→ **Collected material**
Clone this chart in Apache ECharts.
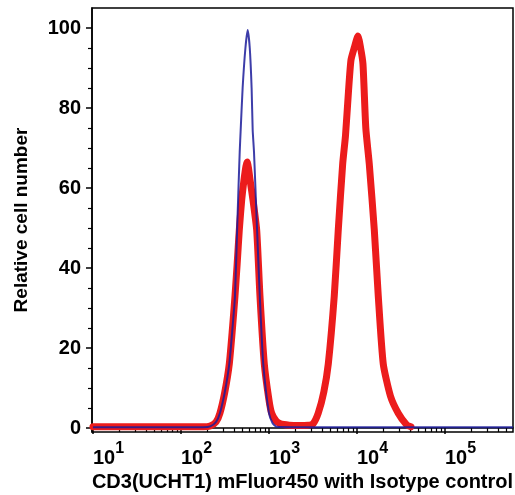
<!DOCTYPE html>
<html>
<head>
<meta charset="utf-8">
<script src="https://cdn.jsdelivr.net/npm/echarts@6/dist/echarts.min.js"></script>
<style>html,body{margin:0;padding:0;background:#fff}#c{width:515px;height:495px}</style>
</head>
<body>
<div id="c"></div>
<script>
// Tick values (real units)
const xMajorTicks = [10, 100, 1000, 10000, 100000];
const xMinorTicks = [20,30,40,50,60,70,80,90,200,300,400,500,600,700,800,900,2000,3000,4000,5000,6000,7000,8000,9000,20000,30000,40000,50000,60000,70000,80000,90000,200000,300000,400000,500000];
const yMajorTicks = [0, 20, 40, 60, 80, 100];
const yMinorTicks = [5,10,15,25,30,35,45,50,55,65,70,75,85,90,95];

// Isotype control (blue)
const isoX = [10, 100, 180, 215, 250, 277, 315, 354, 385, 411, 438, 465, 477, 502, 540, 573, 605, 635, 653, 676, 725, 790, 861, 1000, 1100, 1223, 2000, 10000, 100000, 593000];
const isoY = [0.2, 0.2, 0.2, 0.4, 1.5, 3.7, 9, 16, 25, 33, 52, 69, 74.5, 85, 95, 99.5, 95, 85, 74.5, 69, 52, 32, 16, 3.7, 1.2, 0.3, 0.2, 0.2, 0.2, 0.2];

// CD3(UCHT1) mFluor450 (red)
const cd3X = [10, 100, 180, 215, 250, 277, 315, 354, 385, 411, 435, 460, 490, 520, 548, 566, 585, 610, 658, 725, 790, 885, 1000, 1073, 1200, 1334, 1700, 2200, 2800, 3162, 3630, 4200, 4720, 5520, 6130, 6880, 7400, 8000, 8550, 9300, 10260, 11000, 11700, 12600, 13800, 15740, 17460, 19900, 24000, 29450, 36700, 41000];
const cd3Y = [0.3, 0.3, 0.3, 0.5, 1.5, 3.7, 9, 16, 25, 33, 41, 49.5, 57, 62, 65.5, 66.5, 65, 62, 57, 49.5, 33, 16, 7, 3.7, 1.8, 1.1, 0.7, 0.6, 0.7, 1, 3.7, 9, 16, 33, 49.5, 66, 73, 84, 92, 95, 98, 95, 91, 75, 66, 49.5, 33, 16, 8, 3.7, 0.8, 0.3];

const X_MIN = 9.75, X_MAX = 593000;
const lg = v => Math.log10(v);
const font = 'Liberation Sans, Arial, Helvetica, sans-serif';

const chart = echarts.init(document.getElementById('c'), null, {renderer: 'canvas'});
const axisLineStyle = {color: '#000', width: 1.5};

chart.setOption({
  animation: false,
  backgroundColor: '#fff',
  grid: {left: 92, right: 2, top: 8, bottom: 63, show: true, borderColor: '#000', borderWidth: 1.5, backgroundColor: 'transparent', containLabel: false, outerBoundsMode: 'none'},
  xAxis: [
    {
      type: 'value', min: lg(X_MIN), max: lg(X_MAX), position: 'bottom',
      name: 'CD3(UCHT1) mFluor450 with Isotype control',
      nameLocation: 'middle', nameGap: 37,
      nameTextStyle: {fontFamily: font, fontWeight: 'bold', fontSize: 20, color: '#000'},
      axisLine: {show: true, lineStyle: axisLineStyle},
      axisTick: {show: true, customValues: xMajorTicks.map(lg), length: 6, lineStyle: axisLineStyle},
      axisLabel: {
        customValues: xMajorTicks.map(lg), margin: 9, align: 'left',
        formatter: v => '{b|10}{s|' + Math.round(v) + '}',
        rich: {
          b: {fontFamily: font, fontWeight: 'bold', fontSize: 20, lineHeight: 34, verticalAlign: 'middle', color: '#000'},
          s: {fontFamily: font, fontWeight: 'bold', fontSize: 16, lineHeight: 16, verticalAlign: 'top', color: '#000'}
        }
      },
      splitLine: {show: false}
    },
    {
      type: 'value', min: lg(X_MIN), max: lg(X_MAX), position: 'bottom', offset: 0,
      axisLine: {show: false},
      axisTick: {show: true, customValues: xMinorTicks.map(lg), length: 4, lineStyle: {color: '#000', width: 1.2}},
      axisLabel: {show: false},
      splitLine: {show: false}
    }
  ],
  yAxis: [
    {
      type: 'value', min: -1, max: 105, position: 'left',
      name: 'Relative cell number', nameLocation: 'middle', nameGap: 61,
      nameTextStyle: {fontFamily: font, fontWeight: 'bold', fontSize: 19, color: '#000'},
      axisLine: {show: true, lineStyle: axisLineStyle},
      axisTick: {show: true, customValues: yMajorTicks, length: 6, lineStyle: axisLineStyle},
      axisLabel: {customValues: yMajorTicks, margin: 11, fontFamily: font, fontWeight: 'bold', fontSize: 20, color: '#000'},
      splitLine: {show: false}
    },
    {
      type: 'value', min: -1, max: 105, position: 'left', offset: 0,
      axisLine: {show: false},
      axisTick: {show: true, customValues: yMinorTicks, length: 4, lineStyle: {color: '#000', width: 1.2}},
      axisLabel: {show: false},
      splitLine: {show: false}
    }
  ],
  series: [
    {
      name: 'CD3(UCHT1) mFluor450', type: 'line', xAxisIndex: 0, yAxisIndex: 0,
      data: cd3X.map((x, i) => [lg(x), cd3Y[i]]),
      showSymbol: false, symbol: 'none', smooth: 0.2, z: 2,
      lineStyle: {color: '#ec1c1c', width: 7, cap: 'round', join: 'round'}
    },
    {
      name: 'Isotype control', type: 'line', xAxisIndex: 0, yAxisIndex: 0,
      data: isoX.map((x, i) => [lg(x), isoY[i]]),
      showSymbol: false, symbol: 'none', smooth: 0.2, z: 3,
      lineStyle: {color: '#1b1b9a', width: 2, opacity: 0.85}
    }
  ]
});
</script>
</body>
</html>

→ **What to produce**
Reproduce the material above in full and without alteration, but skip all pictures.

→ **Response**
Clone this chart in Apache ECharts.
<!DOCTYPE html>
<html>
<head>
<meta charset="utf-8">
<script src="https://cdn.jsdelivr.net/npm/echarts@6/dist/echarts.min.js"></script>
<style>html,body{margin:0;padding:0;background:#fff}#c{width:515px;height:495px}</style>
</head>
<body>
<div id="c"></div>
<script>
// Tick values (real units)
const xMajorTicks = [10, 100, 1000, 10000, 100000];
const xMinorTicks = [20,30,40,50,60,70,80,90,200,300,400,500,600,700,800,900,2000,3000,4000,5000,6000,7000,8000,9000,20000,30000,40000,50000,60000,70000,80000,90000,200000,300000,400000,500000];
const yMajorTicks = [0, 20, 40, 60, 80, 100];
const yMinorTicks = [5,10,15,25,30,35,45,50,55,65,70,75,85,90,95];

// Isotype control (blue)
const isoX = [10, 100, 180, 215, 250, 277, 315, 354, 385, 411, 438, 465, 477, 502, 540, 573, 605, 635, 653, 676, 725, 790, 861, 1000, 1100, 1223, 2000, 10000, 100000, 593000];
const isoY = [0.2, 0.2, 0.2, 0.4, 1.5, 3.7, 9, 16, 25, 33, 52, 69, 74.5, 85, 95, 99.5, 95, 85, 74.5, 69, 52, 32, 16, 3.7, 1.2, 0.3, 0.2, 0.2, 0.2, 0.2];

// CD3(UCHT1) mFluor450 (red)
const cd3X = [10, 100, 180, 215, 250, 277, 315, 354, 385, 411, 435, 460, 490, 520, 548, 566, 585, 610, 658, 725, 790, 885, 1000, 1073, 1200, 1334, 1700, 2200, 2800, 3162, 3630, 4200, 4720, 5520, 6130, 6880, 7400, 8000, 8550, 9300, 10260, 11000, 11700, 12600, 13800, 15740, 17460, 19900, 24000, 29450, 36700, 41000];
const cd3Y = [0.3, 0.3, 0.3, 0.5, 1.5, 3.7, 9, 16, 25, 33, 41, 49.5, 57, 62, 65.5, 66.5, 65, 62, 57, 49.5, 33, 16, 7, 3.7, 1.8, 1.1, 0.7, 0.6, 0.7, 1, 3.7, 9, 16, 33, 49.5, 66, 73, 84, 92, 95, 98, 95, 91, 75, 66, 49.5, 33, 16, 8, 3.7, 0.8, 0.3];

const X_MIN = 9.75, X_MAX = 593000;
const lg = v => Math.log10(v);
const font = 'Liberation Sans, Arial, Helvetica, sans-serif';

const chart = echarts.init(document.getElementById('c'), null, {renderer: 'canvas'});
const axisLineStyle = {color: '#000', width: 1.5};

chart.setOption({
  animation: false,
  backgroundColor: '#fff',
  grid: {left: 92, right: 2, top: 8, bottom: 63, show: true, borderColor: '#000', borderWidth: 1.5, backgroundColor: 'transparent', containLabel: false, outerBoundsMode: 'none'},
  xAxis: [
    {
      type: 'value', min: lg(X_MIN), max: lg(X_MAX), position: 'bottom',
      name: 'CD3(UCHT1) mFluor450 with Isotype control',
      nameLocation: 'middle', nameGap: 37,
      nameTextStyle: {fontFamily: font, fontWeight: 'bold', fontSize: 20, color: '#000'},
      axisLine: {show: true, lineStyle: axisLineStyle},
      axisTick: {show: true, customValues: xMajorTicks.map(lg), length: 6, lineStyle: axisLineStyle},
      axisLabel: {
        customValues: xMajorTicks.map(lg), margin: 9, align: 'left',
        formatter: v => '{b|10}{s|' + Math.round(v) + '}',
        rich: {
          b: {fontFamily: font, fontWeight: 'bold', fontSize: 20, lineHeight: 34, verticalAlign: 'middle', color: '#000'},
          s: {fontFamily: font, fontWeight: 'bold', fontSize: 16, lineHeight: 16, verticalAlign: 'top', color: '#000'}
        }
      },
      splitLine: {show: false}
    },
    {
      type: 'value', min: lg(X_MIN), max: lg(X_MAX), position: 'bottom', offset: 0,
      axisLine: {show: false},
      axisTick: {show: true, customValues: xMinorTicks.map(lg), length: 4, lineStyle: {color: '#000', width: 1.2}},
      axisLabel: {show: false},
      splitLine: {show: false}
    }
  ],
  yAxis: [
    {
      type: 'value', min: -1, max: 105, position: 'left',
      name: 'Relative cell number', nameLocation: 'middle', nameGap: 61,
      nameTextStyle: {fontFamily: font, fontWeight: 'bold', fontSize: 19, color: '#000'},
      axisLine: {show: true, lineStyle: axisLineStyle},
      axisTick: {show: true, customValues: yMajorTicks, length: 6, lineStyle: axisLineStyle},
      axisLabel: {customValues: yMajorTicks, margin: 11, fontFamily: font, fontWeight: 'bold', fontSize: 20, color: '#000'},
      splitLine: {show: false}
    },
    {
      type: 'value', min: -1, max: 105, position: 'left', offset: 0,
      axisLine: {show: false},
      axisTick: {show: true, customValues: yMinorTicks, length: 4, lineStyle: {color: '#000', width: 1.2}},
      axisLabel: {show: false},
      splitLine: {show: false}
    }
  ],
  series: [
    {
      name: 'CD3(UCHT1) mFluor450', type: 'line', xAxisIndex: 0, yAxisIndex: 0,
      data: cd3X.map((x, i) => [lg(x), cd3Y[i]]),
      showSymbol: false, symbol: 'none', smooth: 0.2, z: 2,
      lineStyle: {color: '#ec1c1c', width: 7, cap: 'round', join: 'round'}
    },
    {
      name: 'Isotype control', type: 'line', xAxisIndex: 0, yAxisIndex: 0,
      data: isoX.map((x, i) => [lg(x), isoY[i]]),
      showSymbol: false, symbol: 'none', smooth: 0.2, z: 3,
      lineStyle: {color: '#1b1b9a', width: 2, opacity: 0.85}
    }
  ]
});
</script>
</body>
</html>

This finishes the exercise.